Oliver Kamm, an editorial writer for The Times of London and an Oxford contemporary of the foreign secretary, notes that Miliband has approached dealing with Russia and Iran differently than did Blair: “He’s been less prone to give [Russian Prime Minister Vladimir] Putin the benefit of any doubt. And he’s been strong on holding the Iranian leadership to account for their nuclear duplicity.”
Miliband has made it a priority to reach out to Arab and Muslim communities both outside and inside the U.K. In May, he declared that the West needs to “understand the Muslim world better. We need to hold fast to our values and support those who seek to apply them, or we will be guilty of hypocrisy.” “Miliband and his team within the foreign ministry were the first to realize that the term ‘the global war on terror’ ought to be shelved,” says Steve Clemons, senior fellow at the New America Foundation.
Miliband’s message of tolerance is important not only to an international audience but a domestic one. Britain is home to 2.4 million Muslims, a population that is growing 10 times faster than its others. Regarded as one of the most tolerant countries in Europe, Britain struggles with questions of integration, particularly the social exclusion of its Muslims, as well as the psychological aftermath of the July 2005 suicide bombings on London’s public transport system carried out by young Britons of Pakistani descent, which left 52 people dead and over 700 injured.
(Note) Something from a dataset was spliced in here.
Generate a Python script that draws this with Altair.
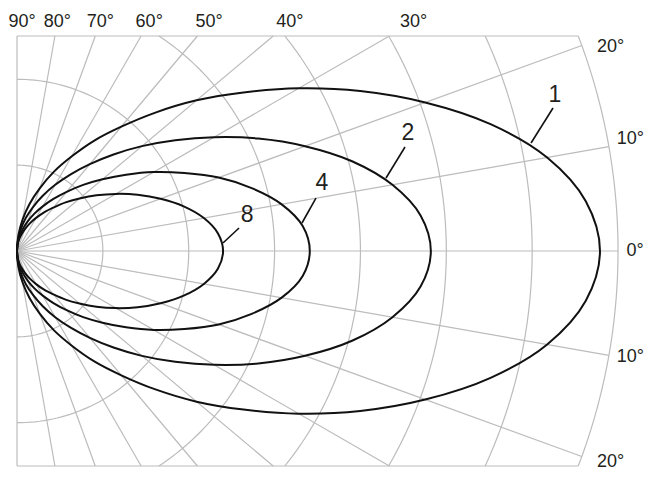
import altair as alt
import numpy as np
import pandas as pd

# ---- values (radius in grid-ring units, outer ring = 7) ----
half_angles = [0, 5, 10, 15, 20, 25, 30, 35, 40, 45, 50, 55, 60, 65, 70, 75, 80, 85, 90]
r_curve1 = [6.79, 6.65, 6.27, 5.71, 5.06, 4.41, 3.79, 3.22, 2.73, 2.28, 1.89, 1.57, 1.27, 1.02, 0.78, 0.57, 0.37, 0.185, 0.0]
r_curve2 = [4.82, 4.72, 4.44, 4.04, 3.57, 3.10, 2.65, 2.25, 1.90, 1.59, 1.32, 1.09, 0.89, 0.71, 0.545, 0.40, 0.26, 0.128, 0.0]
r_curve4 = [3.41, 3.34, 3.13, 2.83, 2.50, 2.15, 1.84, 1.55, 1.30, 1.09, 0.90, 0.74, 0.60, 0.48, 0.37, 0.27, 0.176, 0.087, 0.0]
r_curve8 = [2.40, 2.35, 2.21, 2.01, 1.78, 1.55, 1.33, 1.13, 0.95, 0.80, 0.66, 0.55, 0.445, 0.355, 0.27, 0.20, 0.13, 0.064, 0.0]
curve_names = ["1", "2", "4", "8"]

grid_radii = [1, 2, 3, 4, 5, 6, 7]
ray_angles = list(range(-90, 91, 10))
top_label_angles = [90, 80, 70, 60, 50, 40, 30]
side_labels = ["20°", "10°", "0°", "10°", "20°"]
side_x = [6.755, 6.985, 7.10, 6.985, 6.755]
side_y = [2.376, 1.310, 0.0, -1.235, -2.457]

# annotation labels (text position and leader line, in the same units)
ann_text = ["1", "2", "4", "8"]
ann_x = [6.266, 4.554, 3.552, 2.679]
ann_y = [1.817, 1.374, 0.792, 0.419]
lead_x1 = [6.243, 4.519, 3.482, 2.586]
lead_y1 = [1.666, 1.211, 0.617, 0.268]
lead_x2 = [5.987, 4.298, 3.319, 2.399]
lead_y2 = [1.258, 0.850, 0.326, 0.093]

# ---- geometry of the frame ----
PX = 85.86          # pixels per unit
H = 215 / PX        # half height of the frame
R = 7.0
W_PLOT = 627
H_PLOT = 430
XMAX = W_PLOT / PX

xs = alt.Scale(domain=[0, XMAX], zero=False, nice=False)
ys = alt.Scale(domain=[-H, H], zero=False, nice=False)

# curves
rows = []
for name, rr in zip(curve_names, [r_curve1, r_curve2, r_curve4, r_curve8]):
    full_a = [-a for a in half_angles[::-1]] + half_angles[1:]
    full_r = rr[::-1] + rr[1:]
    for i, (a, r) in enumerate(zip(full_a, full_r)):
        t = np.radians(a)
        rows.append(dict(curve=name, i=i, x=r * np.cos(t), y=r * np.sin(t)))
curves = pd.DataFrame(rows)

# grid arcs
grows = []
for r in grid_radii:
    amax = 90.0 if r <= H else np.degrees(np.arcsin(H / r))
    for i, a in enumerate(np.linspace(-amax, amax, 121)):
        t = np.radians(a)
        grows.append(dict(g=f"c{r}", i=i, x=r * np.cos(t), y=r * np.sin(t)))
# rays
for a in ray_angles:
    t = np.radians(a)
    s = abs(np.sin(t))
    rend = R if s * R <= H else H / s
    grows.append(dict(g=f"r{a}", i=0, x=0.0, y=0.0))
    grows.append(dict(g=f"r{a}", i=1, x=rend * np.cos(t), y=rend * np.sin(t)))
# top / bottom frame edges
xe = float(np.sqrt(R ** 2 - H ** 2))
for sgn in (1, -1):
    grows.append(dict(g=f"e{sgn}", i=0, x=0.0, y=sgn * H))
    grows.append(dict(g=f"e{sgn}", i=1, x=xe, y=sgn * H))
grid = pd.DataFrame(grows)

# angle labels
lab = []
ytop = 229 / PX
for a in top_label_angles:
    t = np.radians(a)
    lab.append(dict(t=f"{a}°", x=max(ytop / np.tan(t), 0.06), y=ytop))
top = pd.DataFrame(lab)
side = pd.DataFrame(dict(t=side_labels, x=side_x, y=side_y))

ann = pd.DataFrame(dict(t=ann_text, x=ann_x, y=ann_y, x1=lead_x1, y1=lead_y1, x2=lead_x2, y2=lead_y2))

GRAY = "#bcbcbc"
FONT = "Liberation Sans"
TXT = "#231f20"

grid_layer = alt.Chart(grid).mark_line(color=GRAY, strokeWidth=1.2).encode(
    x=alt.X("x:Q", scale=xs, axis=None),
    y=alt.Y("y:Q", scale=ys, axis=None),
    detail="g:N",
    order="i:Q",
)

curve_layer = alt.Chart(curves).mark_line(color="#111111", strokeWidth=2, interpolate="catmull-rom").encode(
    x=alt.X("x:Q", scale=xs, axis=None),
    y=alt.Y("y:Q", scale=ys, axis=None),
    detail="curve:N",
    order="i:Q",
)

top_layer = alt.Chart(top).mark_text(font=FONT, fontSize=18, color=TXT, align="center", baseline="middle").encode(
    x=alt.X("x:Q", scale=xs, axis=None), y=alt.Y("y:Q", scale=ys, axis=None), text="t:N"
)
side_layer = alt.Chart(side).mark_text(font=FONT, fontSize=18, color=TXT, align="left", baseline="middle").encode(
    x=alt.X("x:Q", scale=xs, axis=None), y=alt.Y("y:Q", scale=ys, axis=None), text="t:N"
)
lead_layer = alt.Chart(ann).mark_rule(color="#111111", strokeWidth=1.6).encode(
    x=alt.X("x1:Q", scale=xs, axis=None), y=alt.Y("y1:Q", scale=ys, axis=None), x2="x2:Q", y2="y2:Q"
)
ann_layer = alt.Chart(ann).mark_text(font=FONT, fontSize=23, color=TXT, align="center", baseline="middle").encode(
    x=alt.X("x:Q", scale=xs, axis=None), y=alt.Y("y:Q", scale=ys, axis=None), text="t:N"
)

chart = alt.layer(grid_layer, curve_layer, lead_layer, top_layer, side_layer, ann_layer).properties(
    width=W_PLOT, height=H_PLOT,
    autosize=alt.AutoSizeParams(type="none"),
    padding={"left": 9, "top": 28, "right": 0, "bottom": 4},
    background="white",
).configure_view(strokeWidth=0)

chart.save("out.html", embed_options={"renderer": "svg", "actions": False})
Britain has been a leading partner in attempts to lure Syria away from Iraq and into serious peace discussions with Israel, and Miliband has become a point person for these discussions. Shortly after Barack Obama’s election, Miliband visited Damascus, the first official visit by a member of the British government in nearly a decade. His meetings with his Syrian counterpart helped smooth the way for recent discussions between President Obama’s special Middle East envoy, George Mitchell, and Syrian president Bashar Assad.
On the subject of Israel itself, Britain has shown a greater willingness than the United States to criticize the Israelis over settlements and what some call the disproportionate responses to provocations from Gaza and southern Lebanon. (Jewish Labour MP Gerald Kaufman is among the most vocal.) Like his predecessors, both Labour and Conservative, Miliband has been unequivocal: “Settlements are illegal under international law,” he told Parliament last summer. “They are a major blockage to peace in the Middle East on the basis of a two-state solution.”